As another series of Britain's Got Talent prepares to hit TV screens, street dancers and 2009 winners Diversity are gearing up for their biggest UK tour to date.
With three sell-out tours, performances at the Royal Variety Show and the Baftas under their belt, the Essex dance collective, whose creative and eye-catching routines won over the nation on the ITV talent show, are living the dream.
In the last few years, they have starred in British film StreetDance 3D and were the first act to perform in front of former prime minister Gordon Brown outside 10 Downing Street.
But three years after their shock victory over singing sensation Susan Boyle, Diversity's Jordan Banjo, brother of leader Ashley says their overnight success has still not sunk in.
"Everything is still such a whirlwind. We have done so much since Britain's Got Talent, it's been amazing," he says.
Perri Luc Kiely, 15, and Banjo,20, are two of the youngest members of the 11-strong troupe, which is made up of three sets of brothers and friends who call themselves cousins.
The boys insist that travelling the length of the country performing for their fans is the best part of their success.
Kiely, who is juggling studying for his GCSEs with tour rehearsals, says: "For me it's the moment we go out on stage with our family and friends and just see the audience and they all appreciate what we do. It's so much fun."
However, Banjo acknowledges that while touring, shows and rehearsal can be exciting, their busy lifestyle does take its toll on their relationships and friendships.
"I am lucky because most of my best friends are in the group but with the lifestyle we lead now it is hard on our relationship and friendships. We do try our best to stay intact as best as we can."
Armed with their motto "Dream, Believe, Achieve", they know how much hard work and dedication is needed to deliver an unforgettable show.
The group, who kick of their 16 arena dates at Glasgow on 29 March, have been putting in hours of rigorous rehearsals to prepare for their up and coming tour, which they vow will be their best yet.
It is not surprising to hear that they are often putting in 15-hour days. "It's got to be done. But it will be worth it when we perform for our fans on that stage.
"We are really looking forward to getting back out there with a brand new show," Banjo says.
Despite being busy rehearsing, Banjo confirmed that the troupe will find time to watch this year's Britain's Got Talent, which airs on ITV1 on 24 March.
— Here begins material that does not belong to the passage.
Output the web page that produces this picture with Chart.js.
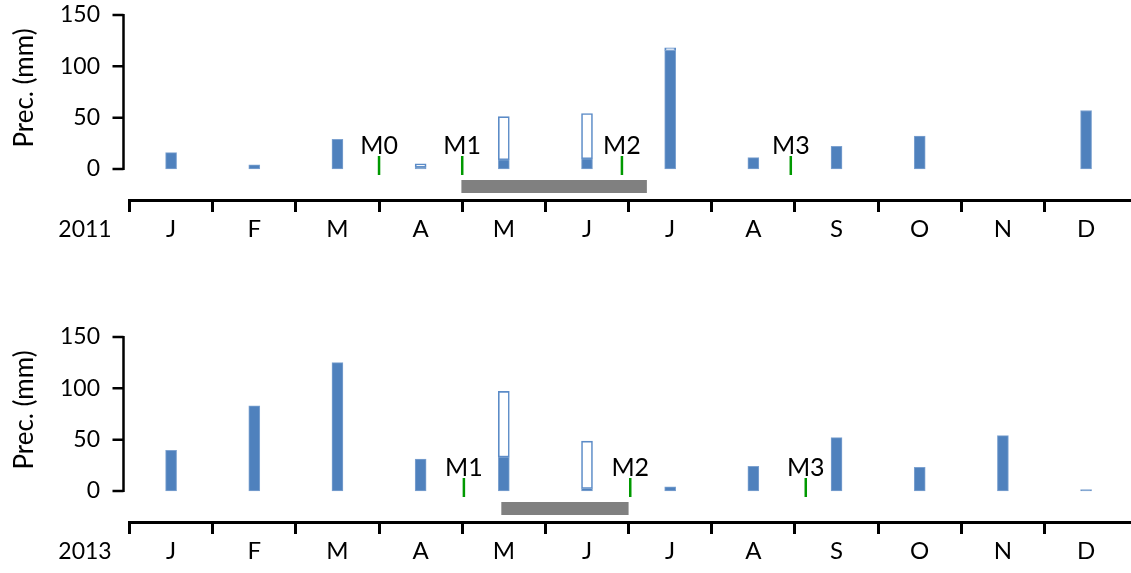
<!DOCTYPE html>
<html><head><meta charset="utf-8">
<script src="https://cdn.jsdelivr.net/npm/chart.js@4.4.0/dist/chart.umd.min.js"></script>
<style>
html,body{margin:0;padding:0;background:#fff;overflow:hidden;}
#wrap{position:relative;width:1131px;height:573px;background:#fff;}
#c1{position:absolute;left:0;top:0;}
#c2{position:absolute;left:0;top:322px;}
</style></head><body>
<div id="wrap"><canvas id="c1" width="1131" height="260"></canvas><canvas id="c2" width="1131" height="251"></canvas></div>
<script>
// ---- data ----
const months = ['J','F','M','A','M','J','J','A','S','O','N','D'];
const yTickValues = [0, 50, 100, 150];
const yTitle = 'Prec. (mm)';

const year2011 = '2011';
const filled2011 = [16, 4, 29, 2, 9, 10, 115.5, 11, 22, 32, null, 57];
const hollow2011 = [null, null, null, 3, 42, 44, 2.5, null, null, null, null, null];
const markerLabels2011 = ['M0', 'M1', 'M2', 'M3'];
const markerMonths2011 = [3.0, 4.0, 5.92, 7.95];
const period2011 = [3.99, 6.22];

const year2013 = '2013';
const filled2013 = [39.5, 83, 125, 31, 33, 2.5, 4, 24, 52, 23, 54, 1.5];
const hollow2013 = [null, null, null, null, 64, 46, null, null, null, null, null, null];
const markerLabels2013 = ['M1', 'M2', 'M3'];
const markerMonths2013 = [4.02, 6.02, 8.13];
const period2013 = [4.47, 6.0];

// ---- styles ----
const FONT = "Lato, 'Open Sans', sans-serif";
const BLUE = '#4F81BD';
const GREEN = '#009900';
const GRAY = '#808080';
const Y_MIN = -30.2, Y_MAX = 150;
const X_MAX = 12.04;
const MARK_Y = 3.5, GRAY_Y = -17;

Chart.defaults.font.family = FONT;
Chart.defaults.color = '#000';

const decoPlugin = {
  id: 'deco',
  afterDraw(chart, args, opts) {
    const ctx = chart.ctx;
    const ys = chart.scales.y;
    const ca = chart.chartArea;
    ctx.save();
    // y axis line and ticks
    const ax = ca.left - 6;
    ctx.strokeStyle = '#000';
    ctx.lineWidth = 2.5;
    ctx.beginPath();
    ctx.moveTo(ax, ys.getPixelForValue(0) + 1);
    ctx.lineTo(ax, ys.getPixelForValue(150) - 1);
    yTickValues.forEach(v => {
      const py = ys.getPixelForValue(v);
      ctx.moveTo(ax, py);
      ctx.lineTo(ax - 11, py);
    });
    ctx.stroke();
    // y title
    ctx.fillStyle = '#000';
    ctx.font = '26px ' + FONT;
    ctx.textAlign = 'center';
    ctx.textBaseline = 'middle';
    ctx.translate(25, 88);
    ctx.rotate(-Math.PI / 2);
    ctx.fillText(yTitle, 0, 0);
    ctx.restore();
    ctx.save();
    // year label
    ctx.fillStyle = '#000';
    ctx.font = '23px ' + FONT;
    ctx.textAlign = 'center';
    ctx.textBaseline = 'alphabetic';
    ctx.fillText(opts.year, 85, 237);
    // marker labels
    const meta = chart.getDatasetMeta(3);
    ctx.font = '25px ' + FONT;
    meta.data.forEach((el, i) => {
      const top = el.y - 9.5;
      ctx.fillText(opts.labels[i], el.x, top - 1.7);
    });
    ctx.restore();
  }
};

function zeroPad(s) { s.paddingTop = 0; s.paddingBottom = 0; s.paddingLeft = 0; s.paddingRight = 0; }

function makePanel(id, year, filled, hollow, mLabels, mMonths, period) {
  const canvas = document.getElementById(id);
  const H = canvas.height;
  return new Chart(canvas, {
    type: 'bar',
    data: {
      datasets: [
        {
          type: 'bar', stack: 'p',
          data: months.map((m, i) => ({x: i + 0.5, y: filled[i]})),
          backgroundColor: BLUE, borderColor: '#7DA2D0', borderWidth: 1,
          borderSkipped: false, barThickness: 11
        },
        {
          type: 'bar', stack: 'p',
          data: months.map((m, i) => ({x: i + 0.5, y: hollow[i]})),
          backgroundColor: '#ffffff', borderColor: '#5B8BC7', borderWidth: 1.6,
          borderSkipped: false, barThickness: 11
        },
        {
          type: 'line', stack: 'g',
          data: [{x: period[0], y: GRAY_Y}, {x: period[1], y: GRAY_Y}],
          borderColor: GRAY, borderWidth: 13, borderCapStyle: 'butt',
          pointRadius: 0, fill: false
        },
        {
          type: 'scatter', stack: 'm',
          data: mMonths.map(x => ({x: x, y: MARK_Y})),
          pointStyle: 'line', rotation: 90, radius: 9.5,
          borderColor: GREEN, backgroundColor: GREEN, borderWidth: 2.5
        }
      ]
    },
    options: {
      responsive: false,
      animation: false,
      devicePixelRatio: 1,
      layout: {autoPadding: false, padding: {top: 15, left: 0, right: 0, bottom: H - 200 - 45}},
      plugins: {legend: {display: false}, tooltip: {enabled: false}, deco: {year: year, labels: mLabels}},
      scales: {
        x: {
          type: 'linear', min: 0, max: X_MAX, stacked: true, offset: false,
          afterBuildTicks: s => { const t = []; for (let k = 0; k <= 24; k++) t.push({value: k / 2}); s.ticks = t; },
          afterFit: s => { s.height = 45; zeroPad(s); },
          ticks: {
            autoSkip: false, maxRotation: 0, minRotation: 0, padding: 3,
            font: {size: 24},
            callback: v => Number.isInteger(v) ? '' : months[Math.floor(v)]
          },
          grid: {
            display: true, offset: false, drawOnChartArea: false, drawTicks: true, tickLength: 12, tickWidth: 3,
            tickColor: c => (c.tick && Number.isInteger(c.tick.value) && c.tick.value < 12) ? '#000' : 'rgba(0,0,0,0)'
          },
          border: {display: true, color: '#000', width: 3}
        },
        y: {
          min: Y_MIN, max: Y_MAX, stacked: true,
          afterBuildTicks: s => { s.ticks = yTickValues.map(v => ({value: v})); },
          afterFit: s => { s.width = 129.5; zeroPad(s); },
          ticks: {padding: 29.5, font: {size: 23}},
          grid: {display: false, drawTicks: false},
          border: {display: false}
        }
      }
    },
    plugins: [decoPlugin]
  });
}

makePanel('c1', year2011, filled2011, hollow2011, markerLabels2011, markerMonths2011, period2011);
makePanel('c2', year2013, filled2013, hollow2013, markerLabels2013, markerMonths2013, period2013);
</script>
</body></html>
He told IBTimes UK that Diversity will be rooting for another dance act to take the crown this year.
"As far as we are concerned anything that puts street dance on the map even more is a good thing."
Projects in the pipeline include recording the second series of Ashley Banjo's Secret Street Crew immediately after their tour, another stint on dancing talent show Got To Dance as well as talks of potential release of another film.
"Next year we have a few projects that are quite hush-hush at the moment," Banjo says.
The group, who are have performed for more than 600,000 fans across the globe, hope to expand their brand internationally.
"We have had so many opportunities. So once we have finished our tour and the movie is all finished, we want to start to expand and hopefully capitalise on all the places that we have been to."